One of the cornerstones of African-American history and life in Baltimore will be 150 years old in October. Druid Hill Park was originally developed as part of a major urban parks initiative in the late 19th century. To celebrate the green oasis in the heart of urban life, Tree Baltimore, a division of the Department of Parks and Recreation; The Friends of Druid Hill Park, a local cooperative; and Cathy Allen, the green ambassador, have teamed up to plant 150 new trees in the park on Oct. 9. The plan is to enhance the tree canopy on the Zoo Mansion House lawn and replace older, dying trees around the park with saplings.

Allen, who frequently visits the park with her two young children and lives in close proximity, is excited about the celebration of the history of the park and the initiative to plant more trees. She calls it “green goodness.”

“Just think, 150 years ago my ancestors could not fully enjoy this park, they were usually working in some capacity,” said Allen. “Here I am today, an African-American woman, heading up a major planting initiative.”

What Allen alludes to is federally mandated racial segregation during the Jim Crow era. There were no laws in place to stop Black Baltimoreans from enjoying the amenities at the park. However, the facilities available, separate from their White counterparts, provided the initial steam in the engine to help bring an end to a racially-motivated injustice.

Tennis courts at Druid Hill Park provided the backdrop for a civil rights protest against segregation by young athletes. According to reports in a 1950 edition of the AFRO, a group of 22 tennis players, Black and White, were arrested in 1948 for attempting to play an interracial tennis tournament. “The park policy wouldn’t allow us to play. It wasn’t the law. It was the policy, and the policy said no interracial sports on the court,” said Mitzi Swan, one of the original players, in a 2003 interview. Swan also mentioned that the tennis court for Black players was “overgrown with weed and ruts,” a far cry from the “separate but equal” mandate upheld by the Supreme Court at the time. The event put Baltimore on the national map of the civil rights movement, which gained full steam in the 1960s.

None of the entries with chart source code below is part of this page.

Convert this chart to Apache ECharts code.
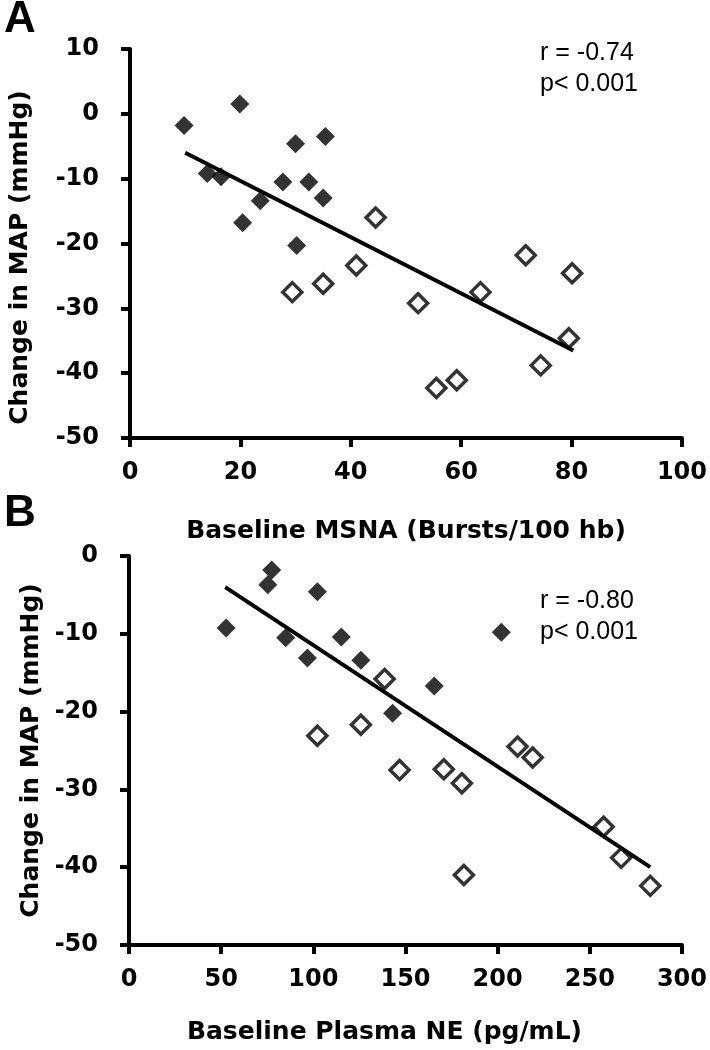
<!DOCTYPE html>
<html><head><meta charset="utf-8">
<script src="https://cdn.jsdelivr.net/npm/echarts@6/dist/echarts.min.js"></script>
<style>html,body{margin:0;padding:0;background:#fff}#c{width:710px;height:1050px}</style>
</head><body><div id="c"></div>
<script>
// Panel A: Baseline MSNA vs change in MAP
const aXTicks = [0, 20, 40, 60, 80, 100];
const aYTicks = [10, 0, -10, -20, -30, -40, -50];
const aFilled = [[9.8,-1.8],[19.9,1.5],[14,-9.2],[16.5,-9.7],[20.4,-16.8],[23.6,-13.4],[27.7,-10.5],[30,-4.6],[32.4,-10.5],[35.4,-3.5],[35,-13],[30.2,-20.3]];
const aOpen = [[29.4,-27.5],[35,-26.2],[41,-23.4],[44.5,-16],[52.2,-29.2],[55.5,-42.3],[59.2,-41.1],[63.5,-27.5],[71.7,-21.8],[80.1,-24.6],[79.5,-34.6],[74.4,-38.8]];
const aTrend = [[10,-6],[80.3,-36.5]];
// Panel B: Baseline plasma NE vs change in MAP
const bXTicks = [0, 50, 100, 150, 200, 250, 300];
const bYTicks = [0, -10, -20, -30, -40, -50];
const bFilled = [[52.7,-9.25],[75.3,-3.7],[77.4,-1.8],[85,-10.5],[96.8,-13.1],[102.2,-4.6],[115.2,-10.4],[125.8,-13.4],[143,-20.2],[165.6,-16.7],[202,-9.8]];
const bOpen = [[138.7,-15.8],[102.2,-23.1],[125.8,-21.7],[146.8,-27.5],[170.8,-27.4],[180.6,-29.2],[181.7,-41],[210.8,-24.5],[219,-25.9],[257.5,-34.8],[267,-38.8],[282.8,-42.4]];
const bTrend = [[52.2,-4],[282.8,-40]];
const statsA = ['r = -0.74', 'p< 0.001'];
const statsB = ['r = -0.80', 'p< 0.001'];

const BOLD = 'DejaVu Sans';
const REG = 'Liberation Sans';
const axisCommon = {
  axisLine: {show: true, onZero: false, lineStyle: {color: '#000', width: 4}},
  axisTick: {show: true, inside: false, length: 9, lineStyle: {color: '#000', width: 4}},
  splitLine: {show: false},
  nameLocation: 'middle',
  nameTextStyle: {fontFamily: BOLD, fontWeight: 'bold', fontSize: 25, color: '#000'}
};
function xAxis(idx, ticks, title, gap, pad) {
  return Object.assign({}, axisCommon, {
    type: 'value', gridIndex: idx, min: ticks[0], max: ticks[ticks.length-1],
    interval: ticks[1]-ticks[0], name: title, nameGap: gap,
    nameTextStyle: Object.assign({}, axisCommon.nameTextStyle, {padding: pad}),
    axisLabel: {margin: 23, fontFamily: BOLD, fontWeight: 'bold', fontSize: 24, color: '#000'}
  });
}
function yAxis(idx, ticks, title, gap, pad) {
  const lo = ticks[ticks.length-1], hi = ticks[0];
  return Object.assign({}, axisCommon, {
    type: 'value', gridIndex: idx, min: lo, max: hi, interval: ticks[0]-ticks[1],
    name: title, nameGap: gap, nameRotate: 90,
    nameTextStyle: Object.assign({}, axisCommon.nameTextStyle, {padding: pad}),
    axisLabel: {margin: 31, fontFamily: BOLD, fontWeight: 'bold', fontSize: 24, color: '#000'}
  });
}
function filled(idx, data) {
  return {type: 'scatter', xAxisIndex: idx, yAxisIndex: idx, data: data, symbol: 'diamond',
    symbolSize: 19, itemStyle: {color: '#000'}, z: 3};
}
function open(idx, data) {
  return {type: 'scatter', xAxisIndex: idx, yAxisIndex: idx, data: data, symbol: 'diamond',
    symbolSize: 19, itemStyle: {color: '#fff', borderColor: '#000', borderWidth: 3.5}, z: 3};
}
function trend(idx, data) {
  return {type: 'line', xAxisIndex: idx, yAxisIndex: idx, data: data, symbol: 'none',
    lineStyle: {color: '#000', width: 4}, z: 4, silent: true};
}
const chart = echarts.init(document.getElementById('c'), null, {renderer: 'canvas'});
chart.setOption({
  animation: false,
  backgroundColor: '#fff',
  grid: [
    {left: 124, top: 49, width: 559, height: 389},
    {left: 129, top: 556, width: 558, height: 389}
  ],
  xAxis: [
    xAxis(0, aXTicks, 'Baseline MSNA (Bursts/100 hb)', 81, [0,0,0,0]),
    xAxis(1, bXTicks, 'Baseline Plasma NE (pg/mL)', 75, [0,42,0,0])
  ],
  yAxis: [
    yAxis(0, aYTicks, 'Change in MAP (mmHg)', 97, [0,28,0,0]),
    yAxis(1, bYTicks, 'Change in MAP (mmHg)', 84, [0,0,0,0])
  ],
  series: [
    filled(0, aFilled), open(0, aOpen), trend(0, aTrend),
    filled(1, bFilled), open(1, bOpen), trend(1, bTrend)
  ],
  graphic: [
    {type: 'text', left: 4, top: -2, style: {text: 'A', fontFamily: REG, fontWeight: 'bold', fontSize: 44, fill: '#000'}},
    {type: 'text', left: 4, top: 492, style: {text: 'B', fontFamily: REG, fontWeight: 'bold', fontSize: 44, fill: '#000'}},
    {type: 'text', left: 540, top: 38, style: {text: statsA.join('\n'), fontFamily: REG, fontSize: 25, lineHeight: 31, fill: '#000'}},
    {type: 'text', left: 540, top: 586, style: {text: statsB.join('\n'), fontFamily: REG, fontSize: 25, lineHeight: 31, fill: '#000'}}
  ]
});
</script></body></html>
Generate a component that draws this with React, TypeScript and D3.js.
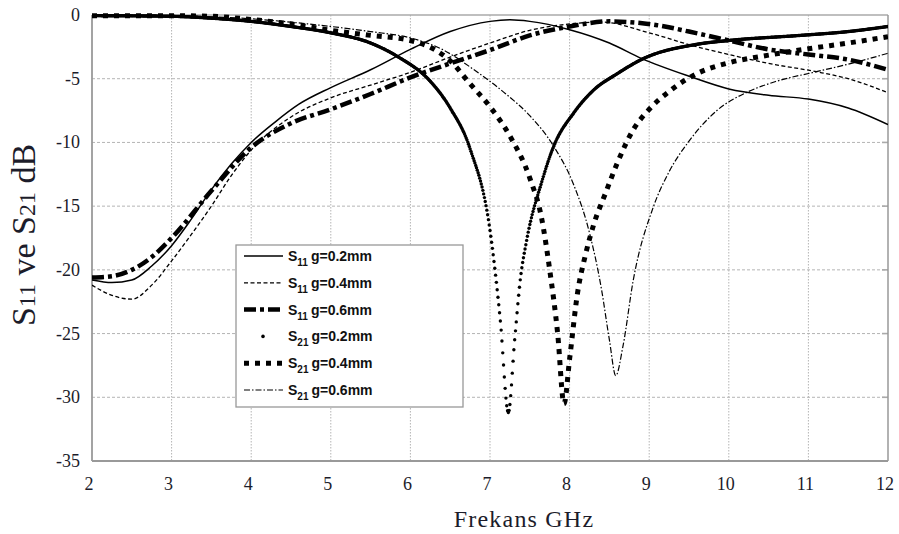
import { useEffect, useRef } from "react"
import * as d3 from "d3"

// frequency (GHz) / level (dB) pairs
const xTicks = [2, 3, 4, 5, 6, 7, 8, 9, 10, 11, 12]
const yTicks = [0, -5, -10, -15, -20, -25, -30, -35]

const s11g02: [number, number][] = [
  [2, -20.8], [2.25, -21.0], [2.5, -20.8], [2.75, -19.7], [3, -18.1], [3.25, -16.0], [3.5, -13.7],
  [3.75, -11.7], [4, -10.0], [4.3, -8.4], [4.6, -7.0], [5, -5.7], [5.5, -4.3], [6, -2.7],
  [6.5, -1.3], [7, -0.5], [7.25, -0.38], [7.5, -0.5], [8, -1.15], [8.5, -2.2], [8.9, -3.4],
  [9.5, -4.8], [10, -5.8], [10.5, -6.3], [11, -6.6], [11.5, -7.3], [12, -8.6],
]
const s11g04: [number, number][] = [
  [2, -21.2], [2.25, -22.0], [2.5, -22.3], [2.75, -21.2], [3, -19.3], [3.25, -17.2], [3.5, -15.0],
  [3.75, -12.6], [4, -10.6], [4.5, -8.0], [5, -6.5], [5.5, -5.5], [6, -4.5], [6.5, -3.3],
  [7, -2.2], [7.5, -1.2], [8, -0.7], [8.4, -0.55], [9, -1.4], [9.6, -2.5], [10, -3.1],
  [10.5, -3.8], [11.1, -4.45], [11.5, -5.0], [12, -6.1],
]
const s11g06: [number, number][] = [
  [2, -20.6], [2.25, -20.5], [2.5, -20.0], [2.75, -19.0], [3, -17.5], [3.5, -13.8], [4, -10.4],
  [4.5, -8.5], [5, -7.4], [5.5, -6.2], [6, -4.9], [6.5, -3.8], [7, -2.75], [7.5, -1.6],
  [8, -0.9], [8.5, -0.5], [9.1, -0.8], [9.5, -1.3], [10, -2.0], [10.5, -2.7], [11, -3.1],
  [11.5, -3.5], [12, -4.3],
]
const s21g02: [number, number][] = [
  [2, -0.05], [3, -0.1], [3.5, -0.25], [4, -0.5], [4.5, -0.9], [5, -1.4], [5.5, -2.2],
  [5.85, -3.3], [6.25, -5.2], [6.5, -7.3], [6.75, -10.5], [7.0, -16.9], [7.13, -24.0],
  [7.23, -31.2], [7.31, -25.5], [7.38, -20.8], [7.46, -17.7], [7.65, -13.1], [7.8, -10.3],
  [8.05, -7.7], [8.3, -5.9], [8.6, -4.6], [8.9, -3.5], [9.6, -2.3], [10, -2.0], [10.9, -1.6],
  [11.5, -1.3], [12, -0.9],
]
const s21g04: [number, number][] = [
  [2, -0.05], [3, -0.05], [3.5, -0.1], [4, -0.35], [4.5, -0.7], [5, -1.2], [5.5, -1.6],
  [6, -2.0], [6.3, -2.7], [6.5, -3.6], [6.75, -5.4], [7, -7.2], [7.25, -9.5], [7.5, -12.8],
  [7.65, -16.0], [7.75, -20.0], [7.85, -25.0], [7.93, -30.5], [8.0, -27.0], [8.1, -21.8],
  [8.2, -18.8], [8.3, -16.5], [8.45, -14.0], [8.6, -11.6], [8.8, -9.0], [9.0, -7.4],
  [9.25, -6.0], [9.6, -4.6], [10, -3.75], [10.5, -3.15], [11, -2.65], [11.5, -2.2], [12, -1.7],
]
const s21g06: [number, number][] = [
  [2, 0], [3, -0.05], [4, -0.3], [5, -0.9], [5.5, -1.3], [6, -1.8], [6.4, -2.7], [6.8, -4.3],
  [7.2, -6.2], [7.5, -7.9], [7.8, -10.3], [8.05, -13.3], [8.25, -17.1], [8.4, -21.5],
  [8.5, -25.5], [8.58, -28.3], [8.67, -26.0], [8.8, -20.8], [9.05, -15.1], [9.25, -12.3],
  [9.5, -9.9], [9.85, -7.5], [10.25, -6.0], [10.6, -5.2], [11.1, -4.45], [11.6, -3.7], [12, -3.0],
]

const series = [
  { data: s11g02, sub: "11", gap: "g=0.2mm", width: 1.5, dash: null, dots: false },
  { data: s11g04, sub: "11", gap: "g=0.4mm", width: 1.3, dash: "4 2.5", dots: false },
  { data: s11g06, sub: "11", gap: "g=0.6mm", width: 4.5, dash: "12 4 4 4", dots: false },
  { data: s21g02, sub: "21", gap: "g=0.2mm", width: 3.4, dash: null, dots: true },
  { data: s21g04, sub: "21", gap: "g=0.4mm", width: 5, dash: "5 6", dots: false },
  { data: s21g06, sub: "21", gap: "g=0.6mm", width: 1.2, dash: "6 2 1.5 2", dots: false },
]

const serif = "'Liberation Serif', 'Times New Roman', serif"
const sans = "'Liberation Sans', Arial, sans-serif"

export default function App() {
  const svgRef = useRef<SVGSVGElement>(null)

  useEffect(() => {
    document.body.style.margin = "0"
    if (!svgRef.current) return
    const svg = d3.select(svgRef.current)
    svg.selectAll("*").remove()

    const x = d3.scaleLinear().domain([2, 12]).range([92, 888])
    const y = d3.scaleLinear().domain([-35, 0]).range([461, 15])

    svg.append("rect").attr("width", 899).attr("height", 534).attr("fill", "#fff")

    svg.append("defs").append("clipPath").attr("id", "plot-clip")
      .append("rect").attr("x", x(2)).attr("y", y(0) - 4).attr("width", x(12) - x(2)).attr("height", y(-35) - y(0) + 4)

    // grid
    const grid = svg.append("g")
    grid.selectAll("line.v").data(xTicks.slice(1, -1)).enter().append("line")
      .attr("x1", (d) => x(d)).attr("x2", (d) => x(d))
      .attr("y1", y(0)).attr("y2", y(-35))
      .attr("stroke", "#b4b4b4").attr("stroke-width", 1).attr("stroke-dasharray", "1.5 1.5")
    grid.selectAll("line.h").data(yTicks.slice(1, -1)).enter().append("line")
      .attr("x1", x(2)).attr("x2", x(12))
      .attr("y1", (d) => y(d)).attr("y2", (d) => y(d))
      .attr("stroke", "#b4b4b4").attr("stroke-width", 1).attr("stroke-dasharray", "3 2")
    // small ticks on right side
    grid.selectAll("line.rt").data(yTicks.slice(1, -1)).enter().append("line")
      .attr("x1", x(12) - 6).attr("x2", x(12))
      .attr("y1", (d) => y(d)).attr("y2", (d) => y(d))
      .attr("stroke", "#aaa").attr("stroke-width", 1.6)

    // frame
    svg.append("line").attr("x1", x(2)).attr("x2", x(12)).attr("y1", y(0)).attr("y2", y(0))
      .attr("stroke", "#aaa").attr("stroke-width", 1.5)
    svg.append("line").attr("x1", x(12)).attr("x2", x(12)).attr("y1", y(0)).attr("y2", y(-35))
      .attr("stroke", "#999").attr("stroke-width", 1.5)
    svg.append("line").attr("x1", x(2)).attr("x2", x(2)).attr("y1", y(0)).attr("y2", y(-35))
      .attr("stroke", "#999").attr("stroke-width", 1.8)
    svg.append("line").attr("x1", x(2)).attr("x2", x(12)).attr("y1", y(-35)).attr("y2", y(-35))
      .attr("stroke", "#999").attr("stroke-width", 1.8)

    // tick labels
    svg.append("g").selectAll("text").data(yTicks).enter().append("text")
      .attr("x", 80).attr("y", (d) => y(d) + 6)
      .attr("text-anchor", "end").attr("font-family", serif).attr("font-size", 18).attr("fill", "#1c1c2a")
      .text((d) => String(d))
    svg.append("g").selectAll("text").data(xTicks).enter().append("text")
      .attr("x", (d) => x(d) - 3).attr("y", 490)
      .attr("text-anchor", "middle").attr("font-family", serif).attr("font-size", 18).attr("fill", "#1c1c2a")
      .text((d) => String(d))

    // axis titles
    svg.append("text").attr("x", 524).attr("y", 527).attr("text-anchor", "middle")
      .attr("font-family", serif).attr("font-size", 24).attr("letter-spacing", 1.2).attr("fill", "#1c1c2a")
      .text("Frekans GHz")
    const yt = svg.append("text").attr("x", 0).attr("y", 0)
      .attr("transform", "translate(35,235) rotate(-90)")
      .attr("text-anchor", "middle").attr("font-family", serif).attr("font-size", 34).attr("fill", "#1c1c2a")
    yt.append("tspan").text("S")
    yt.append("tspan").attr("font-size", 24).text("11")
    yt.append("tspan").text(" ve S")
    yt.append("tspan").attr("font-size", 24).text("21")
    yt.append("tspan").text(" dB")

    // curves
    const line = d3.line<[number, number]>()
      .x((d) => x(d[0])).y((d) => y(d[1]))
      .curve(d3.curveMonotoneX)
    const plot = svg.append("g").attr("clip-path", "url(#plot-clip)")
    series.forEach((s) => {
      const p = plot.append("path").attr("d", line(s.data) || "")
        .attr("fill", "none")
      if (s.dots) {
        p.attr("stroke", "none")
        const node = p.node() as SVGPathElement
        const total = node.getTotalLength()
        const step = x(2.01) - x(2)
        let nextX = x(2)
        const pts: { x: number; y: number }[] = []
        for (let l = 0; l <= total; l += 0.2) {
          const pt = node.getPointAtLength(l)
          if (pt.x >= nextX) {
            pts.push({ x: pt.x, y: pt.y })
            nextX += step
          }
        }
        plot.append("g").selectAll("circle").data(pts).enter().append("circle")
          .attr("cx", (d) => d.x).attr("cy", (d) => d.y).attr("r", s.width / 2).attr("fill", "#000")
      } else {
        p.attr("stroke", "#000").attr("stroke-width", s.width)
        if (s.dash) p.attr("stroke-dasharray", s.dash)
      }
    })

    // legend
    const lg = svg.append("g")
    lg.append("rect").attr("x", 236).attr("y", 245).attr("width", 227).attr("height", 162)
      .attr("fill", "#fff").attr("stroke", "#999").attr("stroke-width", 1.3)
    series.forEach((s, i) => {
      const cy = 256 + i * 26.8
      if (s.dots) {
        lg.append("circle").attr("cx", 263).attr("cy", cy).attr("r", 1.8).attr("fill", "#000")
      } else {
        const l = lg.append("line").attr("x1", 244).attr("x2", 283).attr("y1", cy).attr("y2", cy)
          .attr("stroke", "#000").attr("stroke-width", s.width)
        if (s.dash) l.attr("stroke-dasharray", s.dash)
      }
      const t = lg.append("text").attr("x", 288).attr("y", cy + 5)
        .attr("font-family", sans).attr("font-weight", "bold").attr("font-size", 14).attr("fill", "#111")
      t.append("tspan").text("S")
      t.append("tspan").attr("font-size", 10).attr("dy", 5).text(s.sub)
      t.append("tspan").attr("dy", -5).attr("dx", 3).text(s.gap)
    })
  }, [])

  return <svg ref={svgRef} width={899} height={534} style={{ display: "block" }} />
}
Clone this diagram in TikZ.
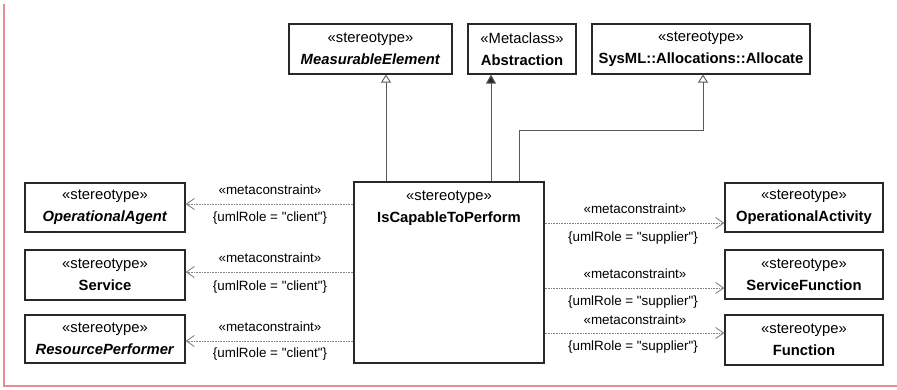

On Oct. 16 Allen plans to plant trees at the site of a now defunct segregated pool and dedicate those trees to prominent African Americans in Baltimore. “These trees are living monuments, and this is monument city,” she said. “But instead of taking away from the earth, we are giving back and honoring the earth. I am happy to be a part of history.”

The trees to be planted will also become a part of that history. “Druid Hill has some of the oldest trees in the state. Some of the big oaks are about 100 years old,” said Anne Draddy, author of Druid Hill Park: The Heart of Historic Baltimore and director of Tree Baltimore. “We are planting these trees for generations to come, so that in 150 years there will be shade and cooler air in Druid Hill Park.”

Draddy said everyone can participate in the sustainable effort by purchasing a tree from the Friends of Druid Hill Park website or volunteering to help plant a tree. “There will be experienced tree planters on hand to teach people how to plant them. The species and spots where we will plant are all planned, it’s not random,” she said.

The planting is all part of a 20-year tree master plan for every large park in Baltimore City. Local Boy Scout troops have adopted the Tree Baltimore initiative, and will earn a conservation badge by helping to plant trees in the park to help celebrate the anniversary,

“Druid Hill is the third oldest park of its kind in the country,” said Draddy. New York City’s Central park was developed in 1858 and Fairmount Park in Philadelphia began with a group of private citizen’s desire for public green space around 1855.

Druid Hill’s 745-acres is also listed on the National Register of Historic Places.